◆ **Problem statement**: Your task is to transcribe the records exactly, skipping every image.

(Charts and diagrams as code)

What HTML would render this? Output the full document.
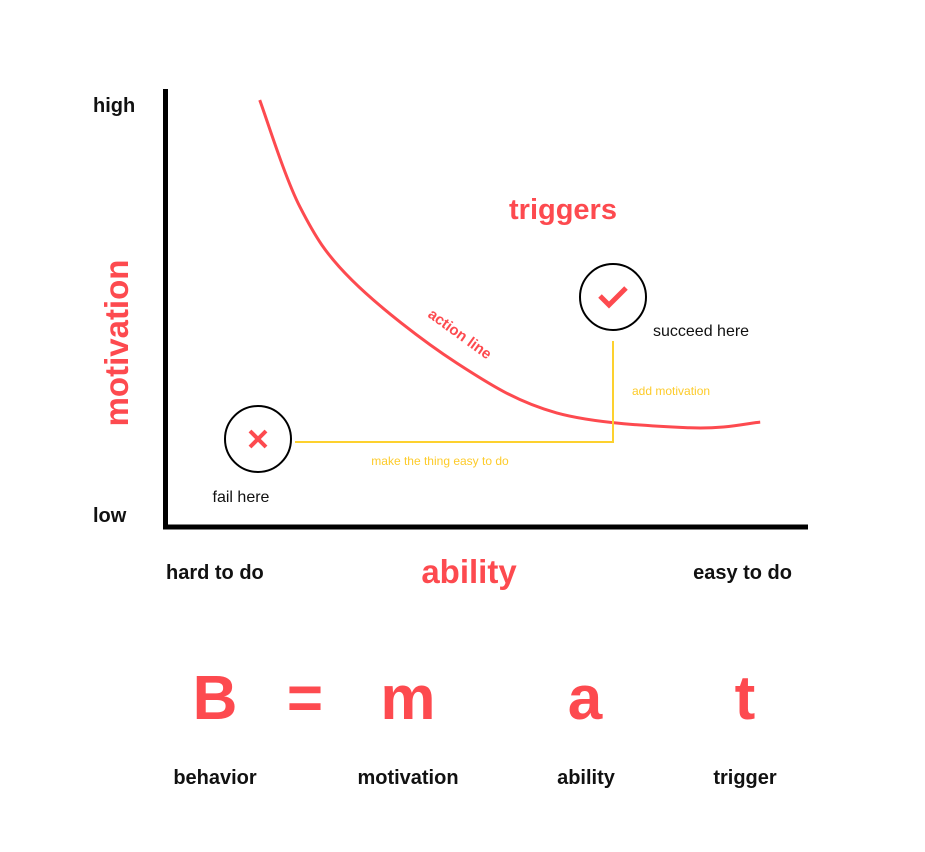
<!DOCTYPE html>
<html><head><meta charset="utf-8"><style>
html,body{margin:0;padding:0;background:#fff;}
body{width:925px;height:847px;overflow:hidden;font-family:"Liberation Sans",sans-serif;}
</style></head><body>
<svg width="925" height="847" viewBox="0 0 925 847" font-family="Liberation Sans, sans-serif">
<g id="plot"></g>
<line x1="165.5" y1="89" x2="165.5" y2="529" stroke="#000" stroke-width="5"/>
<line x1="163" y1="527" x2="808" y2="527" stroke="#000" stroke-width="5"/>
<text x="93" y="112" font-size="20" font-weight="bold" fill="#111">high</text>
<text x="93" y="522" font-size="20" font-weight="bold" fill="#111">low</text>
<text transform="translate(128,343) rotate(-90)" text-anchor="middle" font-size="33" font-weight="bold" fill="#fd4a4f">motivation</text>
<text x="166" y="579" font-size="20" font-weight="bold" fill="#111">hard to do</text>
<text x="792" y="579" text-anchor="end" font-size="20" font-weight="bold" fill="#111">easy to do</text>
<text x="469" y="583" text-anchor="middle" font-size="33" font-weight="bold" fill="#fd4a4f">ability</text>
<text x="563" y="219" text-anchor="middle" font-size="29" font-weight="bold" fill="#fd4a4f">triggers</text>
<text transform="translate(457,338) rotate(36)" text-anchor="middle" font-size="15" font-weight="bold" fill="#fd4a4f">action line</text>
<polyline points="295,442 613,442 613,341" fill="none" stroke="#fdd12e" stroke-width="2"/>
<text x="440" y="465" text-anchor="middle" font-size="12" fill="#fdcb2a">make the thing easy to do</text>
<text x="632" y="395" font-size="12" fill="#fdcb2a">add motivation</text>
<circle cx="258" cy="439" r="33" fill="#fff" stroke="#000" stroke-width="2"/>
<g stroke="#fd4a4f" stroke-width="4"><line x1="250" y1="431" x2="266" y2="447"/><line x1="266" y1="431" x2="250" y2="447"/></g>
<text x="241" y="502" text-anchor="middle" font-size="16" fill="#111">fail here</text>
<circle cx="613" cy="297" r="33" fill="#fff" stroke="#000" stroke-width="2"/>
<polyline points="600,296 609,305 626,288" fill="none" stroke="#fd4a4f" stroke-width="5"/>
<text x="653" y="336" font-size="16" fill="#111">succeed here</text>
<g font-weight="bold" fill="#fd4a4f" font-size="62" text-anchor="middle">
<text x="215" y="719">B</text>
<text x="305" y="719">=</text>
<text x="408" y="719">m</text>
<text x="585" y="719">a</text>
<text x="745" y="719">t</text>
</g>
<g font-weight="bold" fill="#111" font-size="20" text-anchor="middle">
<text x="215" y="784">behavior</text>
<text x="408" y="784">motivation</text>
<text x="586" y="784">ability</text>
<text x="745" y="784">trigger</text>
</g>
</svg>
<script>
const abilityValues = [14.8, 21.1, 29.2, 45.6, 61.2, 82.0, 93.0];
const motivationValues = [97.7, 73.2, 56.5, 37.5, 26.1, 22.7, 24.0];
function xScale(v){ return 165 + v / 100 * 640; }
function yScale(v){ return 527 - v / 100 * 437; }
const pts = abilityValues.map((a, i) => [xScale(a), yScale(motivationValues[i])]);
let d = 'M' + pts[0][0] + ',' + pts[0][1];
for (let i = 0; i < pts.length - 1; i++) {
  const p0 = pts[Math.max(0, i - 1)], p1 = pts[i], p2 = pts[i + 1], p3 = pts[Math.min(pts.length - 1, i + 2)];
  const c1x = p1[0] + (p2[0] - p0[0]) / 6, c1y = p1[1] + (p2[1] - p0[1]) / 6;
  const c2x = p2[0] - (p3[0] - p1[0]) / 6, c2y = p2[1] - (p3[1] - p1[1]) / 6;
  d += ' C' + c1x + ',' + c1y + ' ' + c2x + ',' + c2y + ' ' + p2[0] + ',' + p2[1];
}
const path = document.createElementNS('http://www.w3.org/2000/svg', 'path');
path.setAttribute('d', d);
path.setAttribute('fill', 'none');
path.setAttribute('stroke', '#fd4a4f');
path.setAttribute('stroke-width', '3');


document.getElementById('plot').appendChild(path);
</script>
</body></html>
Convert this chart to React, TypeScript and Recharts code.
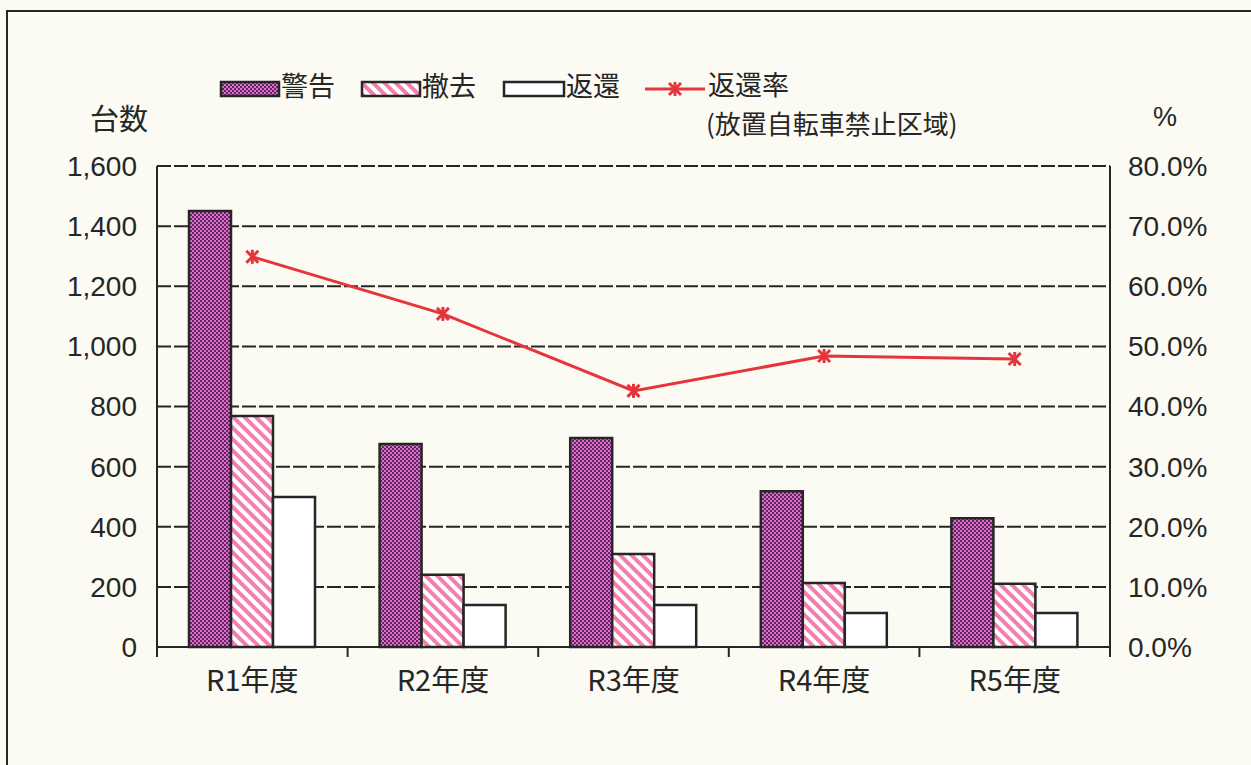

◆ **Complete response**:
What HTML would render this? Output the full document.
<!DOCTYPE html>
<html><head><meta charset="utf-8"><style>
html,body{margin:0;padding:0;background:#fff;}
body{width:925px;height:847px;overflow:hidden;font-family:"Liberation Sans",sans-serif;}
</style></head><body>
<svg width="925" height="847" viewBox="0 0 925 847" font-family="Liberation Sans, sans-serif">
<g id="plot"></g>
<line x1="165.5" y1="89" x2="165.5" y2="529" stroke="#000" stroke-width="5"/>
<line x1="163" y1="527" x2="808" y2="527" stroke="#000" stroke-width="5"/>
<text x="93" y="112" font-size="20" font-weight="bold" fill="#111">high</text>
<text x="93" y="522" font-size="20" font-weight="bold" fill="#111">low</text>
<text transform="translate(128,343) rotate(-90)" text-anchor="middle" font-size="33" font-weight="bold" fill="#fd4a4f">motivation</text>
<text x="166" y="579" font-size="20" font-weight="bold" fill="#111">hard to do</text>
<text x="792" y="579" text-anchor="end" font-size="20" font-weight="bold" fill="#111">easy to do</text>
<text x="469" y="583" text-anchor="middle" font-size="33" font-weight="bold" fill="#fd4a4f">ability</text>
<text x="563" y="219" text-anchor="middle" font-size="29" font-weight="bold" fill="#fd4a4f">triggers</text>
<text transform="translate(457,338) rotate(36)" text-anchor="middle" font-size="15" font-weight="bold" fill="#fd4a4f">action line</text>
<polyline points="295,442 613,442 613,341" fill="none" stroke="#fdd12e" stroke-width="2"/>
<text x="440" y="465" text-anchor="middle" font-size="12" fill="#fdcb2a">make the thing easy to do</text>
<text x="632" y="395" font-size="12" fill="#fdcb2a">add motivation</text>
<circle cx="258" cy="439" r="33" fill="#fff" stroke="#000" stroke-width="2"/>
<g stroke="#fd4a4f" stroke-width="4"><line x1="250" y1="431" x2="266" y2="447"/><line x1="266" y1="431" x2="250" y2="447"/></g>
<text x="241" y="502" text-anchor="middle" font-size="16" fill="#111">fail here</text>
<circle cx="613" cy="297" r="33" fill="#fff" stroke="#000" stroke-width="2"/>
<polyline points="600,296 609,305 626,288" fill="none" stroke="#fd4a4f" stroke-width="5"/>
<text x="653" y="336" font-size="16" fill="#111">succeed here</text>
<g font-weight="bold" fill="#fd4a4f" font-size="62" text-anchor="middle">
<text x="215" y="719">B</text>
<text x="305" y="719">=</text>
<text x="408" y="719">m</text>
<text x="585" y="719">a</text>
<text x="745" y="719">t</text>
</g>
<g font-weight="bold" fill="#111" font-size="20" text-anchor="middle">
<text x="215" y="784">behavior</text>
<text x="408" y="784">motivation</text>
<text x="586" y="784">ability</text>
<text x="745" y="784">trigger</text>
</g>
</svg>
<script>
const abilityValues = [14.8, 21.1, 29.2, 45.6, 61.2, 82.0, 93.0];
const motivationValues = [97.7, 73.2, 56.5, 37.5, 26.1, 22.7, 24.0];
function xScale(v){ return 165 + v / 100 * 640; }
function yScale(v){ return 527 - v / 100 * 437; }
const pts = abilityValues.map((a, i) => [xScale(a), yScale(motivationValues[i])]);
let d = 'M' + pts[0][0] + ',' + pts[0][1];
for (let i = 0; i < pts.length - 1; i++) {
  const p0 = pts[Math.max(0, i - 1)], p1 = pts[i], p2 = pts[i + 1], p3 = pts[Math.min(pts.length - 1, i + 2)];
  const c1x = p1[0] + (p2[0] - p0[0]) / 6, c1y = p1[1] + (p2[1] - p0[1]) / 6;
  const c2x = p2[0] - (p3[0] - p1[0]) / 6, c2y = p2[1] - (p3[1] - p1[1]) / 6;
  d += ' C' + c1x + ',' + c1y + ' ' + c2x + ',' + c2y + ' ' + p2[0] + ',' + p2[1];
}
const path = document.createElementNS('http://www.w3.org/2000/svg', 'path');
path.setAttribute('d', d);
path.setAttribute('fill', 'none');
path.setAttribute('stroke', '#fd4a4f');
path.setAttribute('stroke-width', '3');


document.getElementById('plot').appendChild(path);
</script>
</body></html>
Convert this chart to React, TypeScript and Recharts code.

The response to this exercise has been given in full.